Russia and Belarus are both at risk of losing their International Paralympic Committee (IPC) memberships as the organization has called for an Extraordinary General Assembly later this year to vote on their status.
In a report from Inside The Games, IPC President Andrew Parsons said that the organization plans to hold a meeting in November where IPC members will vote on whether to “suspend or terminate” the membership of the Russian Paralympic Committee and the Paralympic Committee of the Republic of Belarus.
The vote comes in response to the Russian invasion of Ukraine, aided by Belarus.
Another vote being tabled is whether or not adhering to the Olympic Truce—a peace agreement that runs from the start of the Olympics until the end of the Paralympics—should be an obligation to IPC members.
Parsons says this was the reason why the IPC Board could not immediately suspend the Russian and Belarusian committees and instead had to put it up to a membership vote.
“We are going to call an Extraordinary General Assembly which will probably take place around November together with our membership gathering where we will put forward two questions for the membership to decide,” Parsons told Inside The Games.
“First of all, is [whether] we should include that respecting the Olympic Trust is a membership obligation because at the moment it is not. This is why we as a Board could not suspend Russia and Belarus as our first decision. If the membership says ‘Yes’ to that then in a similar situation in the future we can suspend them.
“The second decision is [whether] the membership wants to suspend or terminate the membership of the National Paralympic Committees of Russia and Belarus.
“The General Assembly can suspend them and terminate their membership for these reasons whereas we, as a Board, can only spend suspend them if they breach a membership obligation.”
Russian and Belarusian athletes were banned from competing at the 2022 Winter Paralympic Games in Beijing, and they won’t be permitted to compete at next month’s World Para Swimming Championships in Portugal.
Parsons believes the status of the war in five months’ time will be the determining factor in what the 182 IPC members decide.

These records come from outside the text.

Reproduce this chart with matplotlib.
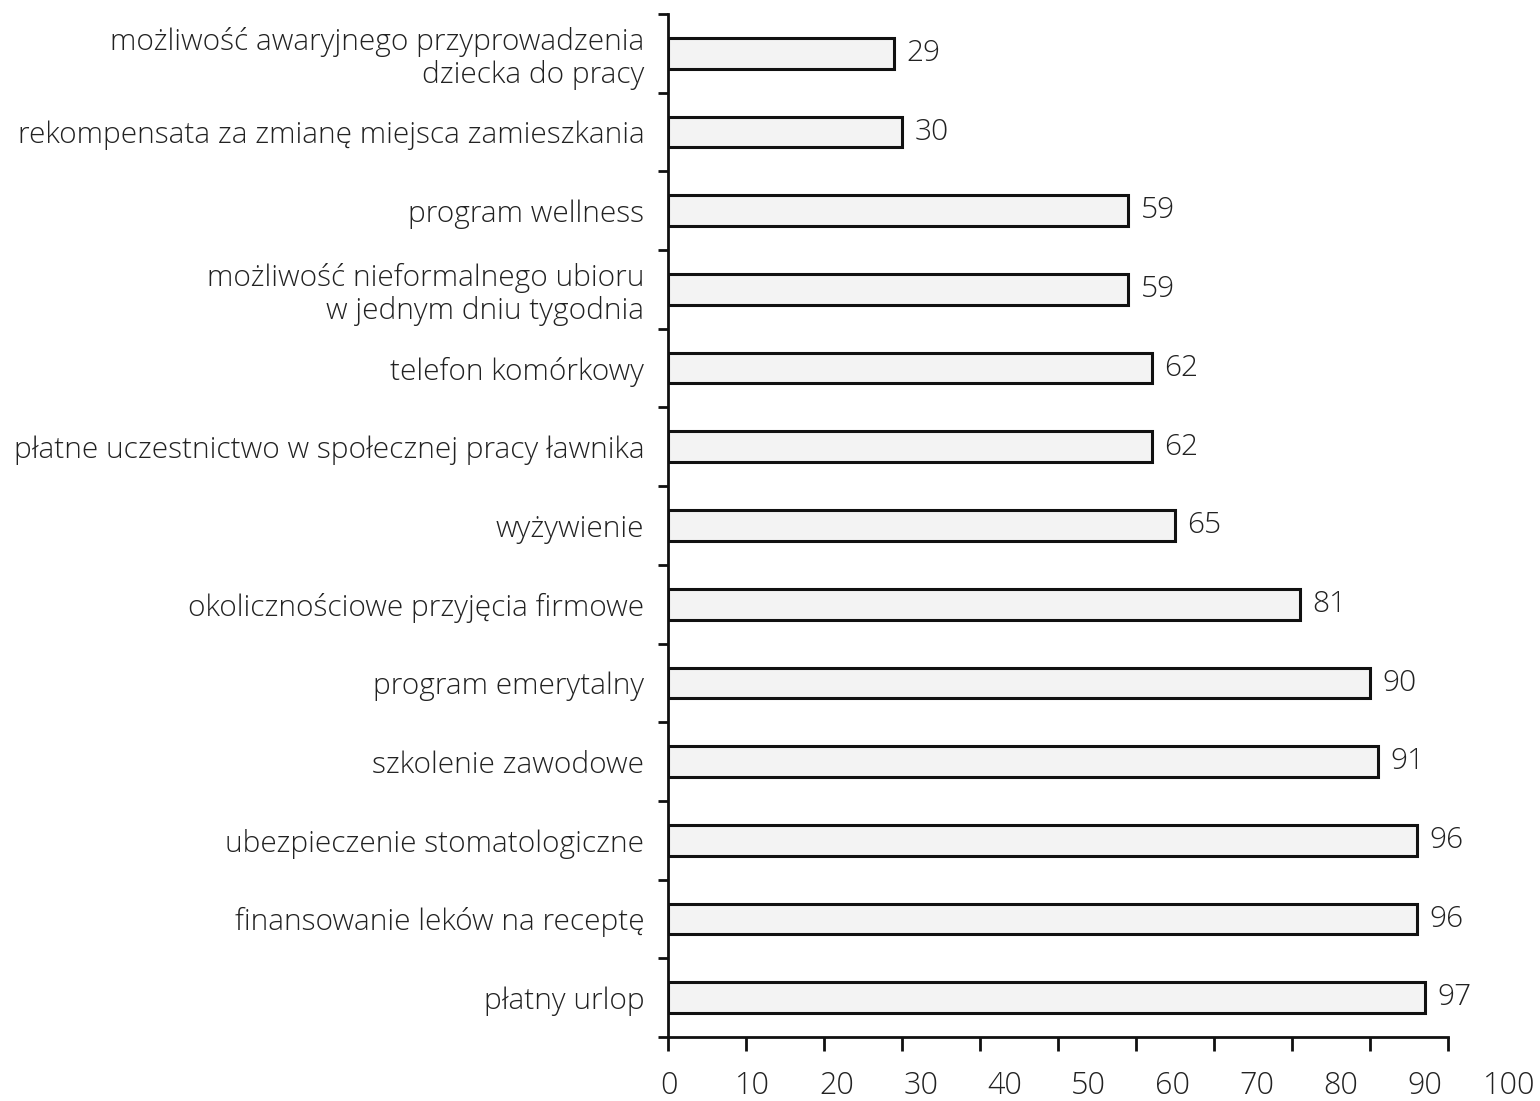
import matplotlib
matplotlib.use("Agg")
import matplotlib.pyplot as plt
import matplotlib.transforms as mtransforms
import numpy as np

plt.rcParams['font.family'] = ['Open Sans', 'DejaVu Sans']
plt.rcParams['font.weight'] = 'light'

# Benefits (top to bottom) and share of companies offering them, %
categories = [
    "możliwość awaryjnego przyprowadzenia\ndziecka do pracy",
    "rekompensata za zmianę miejsca zamieszkania",
    "program wellness",
    "możliwość nieformalnego ubioru\nw jednym dniu tygodnia",
    "telefon komórkowy",
    "płatne uczestnictwo w społecznej pracy ławnika",
    "wyżywienie",
    "okolicznościowe przyjęcia firmowe",
    "program emerytalny",
    "szkolenie zawodowe",
    "ubezpieczenie stomatologiczne",
    "finansowanie leków na receptę",
    "płatny urlop",
]
values = [29, 30, 59, 59, 62, 62, 65, 81, 90, 91, 96, 96, 97]
x_ticks = [0, 10, 20, 30, 40, 50, 60, 70, 80, 90, 100]

TEXT = "#222222"

fig = plt.figure(figsize=(15.4, 11.01), dpi=100)
ax = fig.add_axes([668 / 1540, 1 - 1037 / 1101, 780 / 1540, 1023 / 1101])

y = np.arange(len(categories))
ax.barh(y, values, height=0.39, color="#f3f3f3", edgecolor="#111111",
        linewidth=2.2, zorder=2)

ax.set_xlim(0, 100)
ax.set_ylim(len(categories) - 0.5, -0.5)

for s in ("top", "right"):
    ax.spines[s].set_visible(False)
for s in ("left", "bottom"):
    ax.spines[s].set_linewidth(2.0)
    ax.spines[s].set_color("#111111")

# category labels on the y axis, tick marks between categories
ax.set_yticks(y)
ax.set_yticklabels(categories, fontsize=21.5, color=TEXT, linespacing=1.12)
ax.tick_params(axis="y", which="major", length=0, pad=17)
ax.set_yticks(np.arange(len(categories) + 1) - 0.5, minor=True)
ax.tick_params(axis="y", which="minor", direction="out", length=7,
               width=2.0, color="#111111")

# x ticks; the printed numbers run on a slightly wider spacing
ax.set_xticks(x_ticks)
ax.set_xticklabels([])
ax.tick_params(axis="x", direction="out", length=10, width=2.0,
               color="#111111")
label_step = 84 / 78
off = mtransforms.ScaledTranslation(0, -33 / 100, fig.dpi_scale_trans)
for t in x_ticks:
    ax.text(t * label_step + 0.1, 0, str(t), transform=ax.get_xaxis_transform() + off,
            ha="center", va="top", fontsize=22, color=TEXT, clip_on=False)

# value labels at bar ends
for yi, v in zip(y, values):
    ax.annotate(str(v), (v, yi), xytext=(9, 0), textcoords="offset points",
                ha="left", va="center", fontsize=21.5, color=TEXT)

fig.savefig("out.png", dpi=100)
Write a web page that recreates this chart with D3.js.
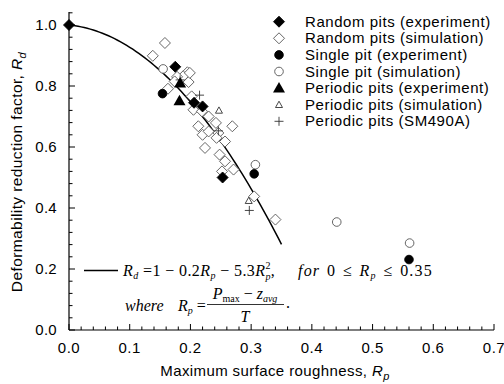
<!DOCTYPE html>
<html>
<head>
<meta charset="utf-8">
<script src="https://cdn.jsdelivr.net/npm/d3@7"></script>
<style>
  body { margin: 0; background: #fff; }
  svg { display: block; }
</style>
</head>
<body>
<svg width="504" height="384"></svg>
<script>
// data: [Rp, Rd]
var randomExp = [[0, 1.0], [0.175, 0.863], [0.206, 0.745], [0.220, 0.733], [0.253, 0.50]];
var randomSim = [
  [0.158, 0.941], [0.138, 0.899], [0.195, 0.845], [0.188, 0.832], [0.178, 0.830],
  [0.197, 0.813], [0.174, 0.815], [0.163, 0.791], [0.199, 0.843], [0.202, 0.766],
  [0.205, 0.722], [0.219, 0.717], [0.213, 0.668], [0.242, 0.679], [0.220, 0.640],
  [0.230, 0.651], [0.246, 0.646], [0.269, 0.668], [0.224, 0.597], [0.248, 0.575],
  [0.257, 0.618], [0.243, 0.630], [0.257, 0.553], [0.271, 0.526], [0.252, 0.520],
  [0.305, 0.438], [0.340, 0.362], [0.230, 0.700]
];
var singleExp = [[0.154, 0.775], [0.305, 0.512], [0.560, 0.231]];
var singleSim = [[0.155, 0.856], [0.307, 0.542], [0.441, 0.354], [0.561, 0.285]];
var periodicExp = [[0.182, 0.752], [0.183, 0.810]];
var periodicSim = [[0.247, 0.720], [0.296, 0.424]];
var periodicSM = [[0.215, 0.770], [0.297, 0.392], [0.246, 0.653], [0.183, 0.820]];

var legendNames = [
  "Random pits (experiment)", "Random pits (simulation)", "Single pit (experiment)",
  "Single pit (simulation)", "Periodic pits (experiment)", "Periodic pits (simulation)",
  "Periodic pits (SM490A)"
];
var xTicks = [0, 0.1, 0.2, 0.3, 0.4, 0.5, 0.6, 0.7];
var yTicks = [0, 0.2, 0.4, 0.6, 0.8, 1.0];

var sans = "'Liberation Sans', Arial, sans-serif";
var svg = d3.select("svg");
var x = d3.scaleLinear().domain([0, 0.7]).range([69, 494]);
var y = d3.scaleLinear().domain([0, 1.0]).range([330, 25]);

// axes
var g = svg.append("g");
g.append("line").attr("x1", x(0)).attr("x2", x(0.7)).attr("y1", y(0)).attr("y2", y(0))
  .attr("stroke", "#000").attr("stroke-width", 1.2);
g.append("line").attr("x1", x(0)).attr("x2", x(0)).attr("y1", y(0)).attr("y2", y(1.043))
  .attr("stroke", "#000").attr("stroke-width", 1.2);

d3.range(0, 0.7001, 0.02).forEach(function(v) {
  var major = Math.abs(v * 10 - Math.round(v * 10)) < 1e-6;
  g.append("line").attr("x1", x(v)).attr("x2", x(v))
    .attr("y1", y(0)).attr("y2", y(0) - (major ? 6 : 3.5))
    .attr("stroke", "#000").attr("stroke-width", 1);
});
d3.range(0, 1.0401, 0.04).forEach(function(v) {
  var major = Math.abs(v * 5 - Math.round(v * 5)) < 1e-6;
  g.append("line").attr("x1", x(0)).attr("x2", x(0) + (major ? 6 : 3.5))
    .attr("y1", y(v)).attr("y2", y(v))
    .attr("stroke", "#000").attr("stroke-width", 1);
});

g.selectAll(".xt").data(xTicks).enter().append("text")
  .attr("x", function(d) { return x(d); }).attr("y", 353)
  .attr("text-anchor", "middle")
  .style("font", "15px " + sans).style("letter-spacing", "0.5px")
  .text(function(d) { return d.toFixed(1); });
g.selectAll(".yt").data(yTicks).enter().append("text")
  .attr("x", 57).attr("y", function(d) { return y(d) + 5; })
  .attr("text-anchor", "end")
  .style("font", "15px " + sans).style("letter-spacing", "0.3px")
  .text(function(d) { return d.toFixed(1); });

// axis titles
var xt = svg.append("text").attr("x", 275).attr("y", 376).attr("text-anchor", "middle")
  .style("font", "15px " + sans).style("letter-spacing", "0.4px");
xt.append("tspan").text("Maximum surface roughness, ");
xt.append("tspan").style("font-style", "italic").text("R");
xt.append("tspan").style("font-style", "italic").style("font-size", "11px").attr("dy", 4).text("p");

var yt = svg.append("text").attr("transform", "translate(22,172) rotate(-90)")
  .attr("text-anchor", "middle")
  .style("font", "15.5px " + sans).style("letter-spacing", "0.4px");
yt.append("tspan").text("Deformability reduction factor, ");
yt.append("tspan").style("font-style", "italic").text("R");
yt.append("tspan").style("font-style", "italic").style("font-size", "11px").attr("dy", 4).text("d");

// fitted curve
var curve = d3.range(0, 0.3501, 0.005).map(function(r) { return [r, 1 - 0.2 * r - 5.3 * r * r]; });
svg.append("path").datum(curve)
  .attr("d", d3.line().x(function(d) { return x(d[0]); }).y(function(d) { return y(d[1]); }))
  .attr("fill", "none").attr("stroke", "#000").attr("stroke-width", 1.5);

// marker drawing
function marker(sel, type) {
  if (type === "dFill" || type === "dOpen") {
    sel.append("path").attr("d", "M0,-5.5L5.5,0L0,5.5L-5.5,0Z")
      .attr("fill", type === "dFill" ? "#000" : "#fff")
      .attr("stroke", type === "dFill" ? "#000" : "#555").attr("stroke-width", 0.9);
  } else if (type === "cFill" || type === "cOpen") {
    sel.append("circle").attr("r", 4.3)
      .attr("fill", type === "cFill" ? "#000" : "#fff")
      .attr("stroke", type === "cFill" ? "#000" : "#555").attr("stroke-width", 0.9);
  } else if (type === "tFill") {
    sel.append("path").attr("d", "M0,-6L6,4.5L-6,4.5Z").attr("fill", "#000");
  } else if (type === "tOpen") {
    sel.append("path").attr("d", "M0,-3.5L3.5,2.8L-3.5,2.8Z")
      .attr("fill", "#fff").attr("stroke", "#333").attr("stroke-width", 0.9);
  } else if (type === "plus") {
    sel.append("path").attr("d", "M-4.5,0H4.5M0,-4.5V4.5")
      .attr("stroke", "#333").attr("stroke-width", 0.9);
  }
}

var series = [
  [randomSim, "dOpen"], [singleSim, "cOpen"], [periodicSim, "tOpen"], [periodicSM, "plus"],
  [randomExp, "dFill"], [singleExp, "cFill"], [periodicExp, "tFill"]
];
series.forEach(function(s) {
  svg.append("g").selectAll("g").data(s[0]).enter().append("g")
    .attr("transform", function(d) { return "translate(" + x(d[0]) + "," + y(d[1]) + ")"; })
    .each(function() { marker(d3.select(this), s[1]); });
});

// legend
var legTypes = ["dFill", "dOpen", "cFill", "cOpen", "tFill", "tOpen", "plus"];
var leg = svg.append("g").selectAll("g").data(legendNames).enter().append("g")
  .attr("transform", function(d, i) { return "translate(279," + (21.7 + i * 16.6) + ")"; });
leg.each(function(d, i) { marker(d3.select(this), legTypes[i]); });
leg.append("text").attr("x", 26).attr("y", 5)
  .style("font", "15px " + sans)
  .style("letter-spacing", "0.55px")
  .text(function(d) { return d; });

// equation box
svg.append("line").attr("x1", 84).attr("x2", 118).attr("y1", 270.5).attr("y2", 270.5)
  .attr("stroke", "#000").attr("stroke-width", 1.5);
var serif = "16px 'Liberation Serif', 'Times New Roman', serif";
var eq = svg.append("text").attr("x", 123).attr("y", 276).style("font", serif)
  .style("letter-spacing", "0.4px");
eq.append("tspan").style("font-style", "italic").text("R");
eq.append("tspan").style("font-style", "italic").style("font-size", "10px").attr("dy", 3).text("d");
eq.append("tspan").attr("dy", -3).text(" =1 \u2212 0.2");
eq.append("tspan").style("font-style", "italic").text("R");
eq.append("tspan").style("font-style", "italic").style("font-size", "10px").attr("dy", 3).text("p");
eq.append("tspan").attr("dy", -3).text(" \u2212 5.3");
eq.append("tspan").style("font-style", "italic").text("R");
eq.append("tspan").style("font-size", "10px").attr("dy", -7.5).text("2");
eq.append("tspan").style("font-style", "italic").style("font-size", "10px").attr("dx", -5.5).attr("dy", 11).text("p");
eq.append("tspan").attr("dy", -3.5).text(",");

var cond = svg.append("text").attr("x", 298).attr("y", 276).style("font", serif)
  .style("letter-spacing", "1.2px").style("word-spacing", "1.5px");
cond.append("tspan").style("font-style", "italic").text("for ");
cond.append("tspan").text("0 \u2264 ");
cond.append("tspan").style("font-style", "italic").text("R");
cond.append("tspan").style("font-style", "italic").style("font-size", "10px").attr("dy", 3).text("p");
cond.append("tspan").attr("dy", -3).text(" \u2264 0.35");

svg.append("text").attr("x", 125).attr("y", 311).style("font", serif)
  .style("font-style", "italic").text("where");
var rp = svg.append("text").attr("x", 178).attr("y", 311).style("font", serif);
rp.append("tspan").style("font-style", "italic").text("R");
rp.append("tspan").style("font-style", "italic").style("font-size", "10px").attr("dy", 3).text("p");
rp.append("tspan").attr("dy", -3).text(" =");
var num = svg.append("text").attr("x", 245).attr("y", 299).attr("text-anchor", "middle").style("font", serif);
num.append("tspan").style("font-style", "italic").text("P");
num.append("tspan").style("font-size", "10px").attr("dy", 3).text("max");
num.append("tspan").attr("dy", -3).text(" \u2212 ");
num.append("tspan").style("font-style", "italic").text("z");
num.append("tspan").style("font-style", "italic").style("font-size", "10px").attr("dy", 3).text("avg");
svg.append("line").attr("x1", 207).attr("x2", 284).attr("y1", 304.5).attr("y2", 304.5)
  .attr("stroke", "#000").attr("stroke-width", 0.8);
svg.append("text").attr("x", 245).attr("y", 322).attr("text-anchor", "middle").style("font", serif)
  .style("font-style", "italic").text("T");
svg.append("text").attr("x", 286).attr("y", 308).style("font", serif).text(".");
</script>
</body>
</html>
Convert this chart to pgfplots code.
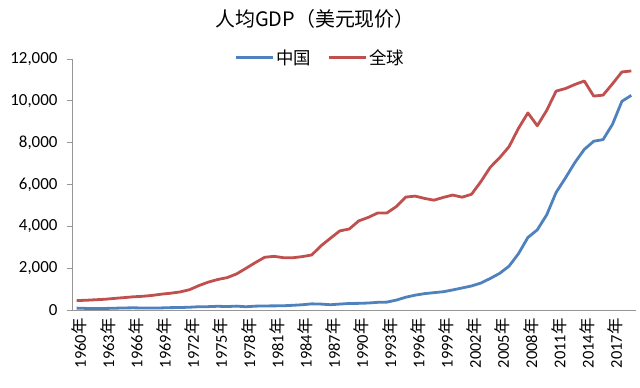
\documentclass[border=0pt]{standalone}
\usepackage{fontspec}
\setmainfont{Carlito}
\newfontfamily\cjk{Noto Sans CJK SC}
\usepackage{pgfplots}
\pgfplotsset{compat=1.18}
\definecolor{cnblue}{RGB}{79,129,189}
\definecolor{wred}{RGB}{192,80,77}
\definecolor{axgray}{RGB}{150,150,150}
\newcommand\nian{{\cjk 年}}
\begin{document}
\begin{tikzpicture}
\begin{axis}[
  at={(0,0)}, anchor=south west, scale only axis,
  width=564bp, height=251bp,
  xmin=1959.5, xmax=2019.5, ymin=0, ymax=12000,
  axis x line*=bottom, axis y line*=left,
  axis line style={axgray, line width=0.8bp, -},
  tick style={axgray, line width=0.8bp},
  tick align=outside,
  ytick={0,2000,...,12000},
  scaled y ticks=false,
  yticklabel={\pgfmathprintnumber[fixed,precision=0,1000 sep={,},assume math mode=true]{\tick}},
  major tick length=5bp,
  minor tick length=5bp,
  xtick={1960,1963,...,2017},
  x tick style={draw=none},
  minor xtick={1959.5,1960.5,...,2019.5},
  minor x tick style={axgray, line width=0.8bp},
  xticklabels={1960\nian,1963\nian,1966\nian,1969\nian,1972\nian,1975\nian,1978\nian,1981\nian,1984\nian,1987\nian,1990\nian,1993\nian,1996\nian,1999\nian,2002\nian,2005\nian,2008\nian,2011\nian,2014\nian,2017\nian},
  xticklabel style={rotate=90, anchor=east, font=\fontsize{16.5}{16.5}\selectfont, black, yshift=-3bp},
  yticklabel style={font=\fontsize{17}{17}\selectfont, black, xshift=-6bp},
  legend style={at={(axis description cs:0.44,1.004)}, anchor=center, draw=none, fill=none,
    legend columns=2, font=\cjk\fontsize{17.5}{17.5}\selectfont,
    /tikz/every even column/.append style={column sep=14bp},
    /tikz/every odd column/.append style={column sep=0bp},
    nodes={inner xsep=2bp}},
  legend image code/.code={\draw[#1, line width=3bp] (0bp,0bp) -- (37bp,0bp);},
]
\addplot[cnblue, line width=2.8bp, line join=round] coordinates {
(1960,90)(1961,76)(1962,71)(1963,74)(1964,85)(1965,98)(1966,104)(1967,97)(1968,91)(1969,100)
(1970,113)(1971,119)(1972,132)(1973,157)(1974,160)(1975,178)(1976,165)(1977,185)(1978,156)(1979,184)
(1980,195)(1981,197)(1982,203)(1983,225)(1984,251)(1985,294)(1986,282)(1987,252)(1988,284)(1989,311)
(1990,318)(1991,333)(1992,366)(1993,377)(1994,473)(1995,610)(1996,709)(1997,782)(1998,829)(1999,873)
(2000,959)(2001,1053)(2002,1149)(2003,1289)(2004,1509)(2005,1753)(2006,2099)(2007,2694)(2008,3468)(2009,3832)
(2010,4550)(2011,5618)(2012,6317)(2013,7051)(2014,7679)(2015,8067)(2016,8148)(2017,8879)(2018,9977)(2019,10262)
};
\addlegendentry{中国}
\addplot[wred, line width=2.8bp, line join=round] coordinates {
(1960,452)(1961,466)(1962,490)(1963,514)(1964,554)(1965,591)(1966,630)(1967,655)(1968,696)(1969,757)
(1970,803)(1971,864)(1972,970)(1973,1167)(1974,1333)(1975,1458)(1976,1548)(1977,1723)(1978,1991)(1979,2265)
(1980,2521)(1981,2566)(1982,2500)(1983,2498)(1984,2553)(1985,2630)(1986,3071)(1987,3435)(1988,3784)(1989,3873)
(1990,4259)(1991,4423)(1992,4634)(1993,4640)(1994,4944)(1995,5398)(1996,5445)(1997,5335)(1998,5250)(1999,5383)
(2000,5495)(2001,5393)(2002,5532)(2003,6138)(2004,6826)(2005,7283)(2006,7812)(2007,8688)(2008,9422)(2009,8809)
(2010,9542)(2011,10465)(2012,10588)(2013,10782)(2014,10948)(2015,10227)(2016,10274)(2017,10815)(2018,11380)(2019,11429)
};
\addlegendentry{全球}
\end{axis}
\node[font=\cjk\fontsize{20}{20}\selectfont] at (243bp,291bp) {人均GDP（美元现价）};
\pgfresetboundingbox
\path (-72bp,-78bp) rectangle (568bp,310bp);
\end{tikzpicture}
\end{document}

“I think what will drive the opinion of the membership will be what is going on in Ukraine,” he said. “If the war is over, that could be one decision. If the war is not over or getting worse with more people getting killed the decision could go another way.
“At the end of the day it is a decision that our membership are going to make.”
The Russian and Belarusian Paralympic committees remain IPC members for the time being, though there is no timeline on a return to competition for their athletes. Parsons also said that the committees “are not happy” with the IPC’s decision in holding the vote.
“We are in contact with them,” he said. “I cannot say they are happy with the decisions. Because we foresee some legal challenges in the future, I don’t want to speculate too much on that, but we are in contact with them.
“They are not happy. They do not agree with the decisions that we made.”